Counterpoints: https://lawyersgunsmon.wpengine.com/2015/05/keep-reading-mcc...

https://www.lawyersgunsmoneyblog.com/2015/05/it-is-hardly-la...

> Filburn was not a hobbyist growing a little food for his family[ ...] was someone with a commercial farm who [...] wanted to take advantage of federal price supports that allowed him to sell the wheat for more than twice the price it would command on the world market. While he wanted to take advantage of the federal guarantees, however, he wasn’t willing to comply with the federal regulations, which included a production quota that was a crucial element in the price supports

But surely interstate commerce should be about how much he can sell, rather than produce, no?
Thomas’ dissent really brings home the point on textualist/originalist grounds.

> If the majority is to be taken seriously, the Federal Government may now regulate quilting bees, clothes drives, and potluck suppers throughout the 50 States. This makes a mockery of Madison's assurance to the people of New York that the "powers delegated" to the Federal Government are "few and defined", while those of the States are "numerous and indefinite."

It’s worth adding that in addition to Justice Thomas, O’Conner and Rheinquist dissented on Raich and just a month ago Thomas noted how untenable the majority’s decision has become with regards to current law and practice around cannabis. The court was motivated to find a way to justify the federal governments blanket prohibition and produced bad law, and if the same case had come before them in 2021 it could very well have been decided differently, arguably under equal treatment provisions.

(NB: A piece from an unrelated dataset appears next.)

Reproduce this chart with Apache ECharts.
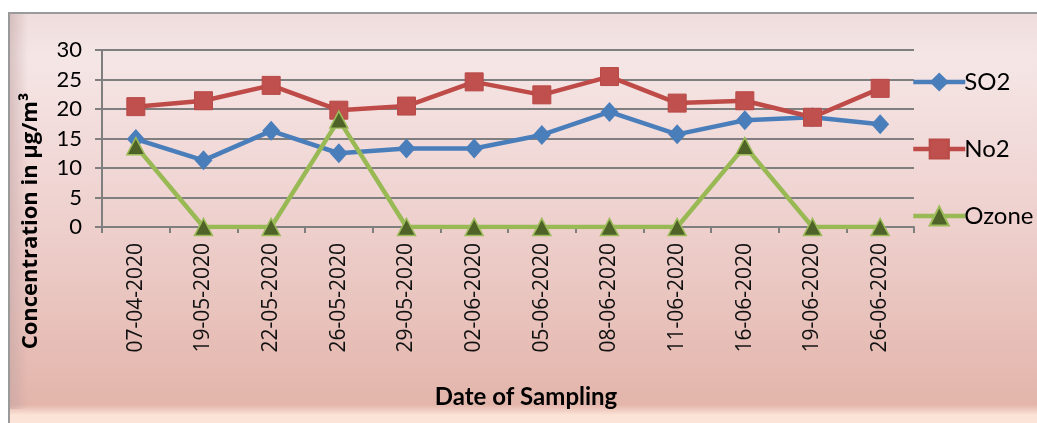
<!DOCTYPE html>
<html><head><meta charset="utf-8">
<script src="https://cdn.jsdelivr.net/npm/echarts@6/dist/echarts.min.js"></script>
<style>html,body{margin:0;padding:0;background:#fff}#c{width:1037px;height:423px}</style>
</head><body><div id="c"></div>
<script>
const categories = ['07-04-2020','19-05-2020','22-05-2020','26-05-2020','29-05-2020','02-06-2020','05-06-2020','08-06-2020','11-06-2020','16-06-2020','19-06-2020','26-06-2020'];
const so2 = [14.9, 11.3, 16.3, 12.5, 13.3, 13.3, 15.6, 19.5, 15.7, 18.1, 18.6, 17.4];
const no2 = [20.4, 21.4, 24.0, 19.8, 20.5, 24.6, 22.4, 25.5, 21.0, 21.4, 18.6, 23.5];
const ozone = [13.7, 0, 0, 18.2, 0, 0, 0, 0, 0, 13.7, 0, 0];
const yTicks = [0, 5, 10, 15, 20, 25, 30];
const yTitle = 'Concentration in µg/m³';
const xTitle = 'Date of Sampling';

const chart = echarts.init(document.getElementById('c'));
chart.setOption({
  animation: false,
  graphic: [
    {type:'rect', shape:{x:8,y:12,width:1040,height:420}, style:{fill:'#9a9a9a'}, z:-10},
    {type:'rect', shape:{x:10,y:14,width:1040,height:420},
     style:{fill:new echarts.graphic.LinearGradient(0,0,0,1,[
       {offset:0,color:'#efdcdc'},{offset:0.1,color:'#f5e6e6'},{offset:0.5,color:'#eed0cd'},{offset:0.93,color:'#e3b5ab'},{offset:0.955,color:'#fbe3d6'},{offset:1,color:'#fde9dc'}])}, z:-9},
    {type:'rect', shape:{x:10,y:14,width:18,height:395},
     style:{fill:new echarts.graphic.LinearGradient(0,0,1,0,[
       {offset:0,color:'rgba(190,160,160,0.5)'},{offset:1,color:'rgba(190,160,160,0)'}])}, z:-8},
    {type:'text', x:31, y:221, rotation:Math.PI/2,
     style:{text:yTitle, fontFamily:'Open Sans', fontWeight:'bold', fontSize:22, fill:'#000', align:'center', verticalAlign:'middle'}},
    {type:'text', x:526, y:397,
     style:{text:xTitle, fontFamily:'Lato', fontWeight:'bold', fontSize:24, fill:'#000', align:'center', verticalAlign:'middle'}}
  ],
  grid: {left:102, right:123, top:50, bottom:196, containLabel:false},
  xAxis: {
    type:'category', data:categories, boundaryGap:true,
    axisLine:{lineStyle:{color:'#7f7f7f', width:2}},
    axisTick:{show:true, length:6, inside:false, lineStyle:{color:'#7f7f7f', width:2}},
    axisLabel:{rotate:90, margin:16, color:'#111', fontFamily:'Open Sans', fontSize:21, interval:0}
  },
  yAxis: {
    type:'value', min:0, max:30, interval:5,
    axisLine:{show:true, lineStyle:{color:'#7f7f7f', width:2}},
    axisTick:{show:true, length:7, lineStyle:{color:'#7f7f7f', width:2}},
    splitLine:{lineStyle:{color:'#7f7f7f', width:2}},
    axisLabel:{margin:20, color:'#000', fontFamily:'Lato', fontSize:22,
      formatter: v => yTicks.includes(v) ? String(v) : ''}
  },
  legend: {
    orient:'vertical', left:906, top:65, itemGap:43, itemWidth:52, itemHeight:24,
    lineStyle:{width:4.5},
    textStyle:{fontFamily:'Lato', fontSize:24, color:'#000', padding:[0,0,0,-6]},
    data:['SO2','No2','Ozone']
  },
  series: [
    {name:'SO2', type:'line', data:so2, symbol:'diamond', symbolSize:[18,20],
     lineStyle:{color:'#4a7ebb', width:4.5}, itemStyle:{color:'#4a7ebb'}},
    {name:'No2', type:'line', data:no2, symbol:'rect', symbolSize:18,
     lineStyle:{color:'#be4b48', width:4.5}, itemStyle:{color:'#c0504d', borderColor:'#b84a47', borderWidth:1}},
    {name:'Ozone', type:'line', data:ozone, symbol:'triangle', symbolSize:[18,17],
     lineStyle:{color:'#98b954', width:4.5}, itemStyle:{color:'#4f6228', borderColor:'#9bbb59', borderWidth:1.5}}
  ]
});
</script></body></html>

> Whatever the merits of Raich when it was decided, federal policies of the past 16 years have greatly undermined its reasoning. Once comprehensive, the Federal Government's current approach is a half-in, half-out regime that simultaneously tolerates and forbids local use of marijuana. This contradictory and unstable state of affairs strains basic principles of federalism and conceals traps for the unwary.

> …

> Yet, as petitioners recently discovered, legality under state law and the absence of federal criminal enforcement do not ensure equal treatment.

> …

> I could go on. Suffice it to say, the Federal Government's current approach to marijuana bears little resemblance to the watertight nationwide prohibition that a closely divided Court found necessary to justify the Government's blanket prohibition in Raich. If the Government is now content to allow States to act "as laboratories" "'and try novel social and economic experiments,'" Raich, 545 U. S., at 42 (O'Connor, J., dissenting), then it might no longer have authority to intrude on "[t]he States' core police powers . . . to define criminal law and to protect the health, safety, and welfare of their citizens." Ibid. A prohibition on intrastate use or cultivation of marijuana may no longer be necessary or proper to support the Federal Government's piecemeal approach.

https://reason.com/volokh/2021/06/28/justice-thomas-decries-...

The problem is that on an individual, person to person basis, people like me owe people like you a respectful hearing of what you think America is and how you think it should be and understand - this is the important thing - how you got there before telling you that it never was and why it should never be. And just flip that to whichever one of us has the facts on their side. But we don't have those conversations. We only relate to each other insofar as we signal our political affiliations.
And it always matters, who you are and how you got there.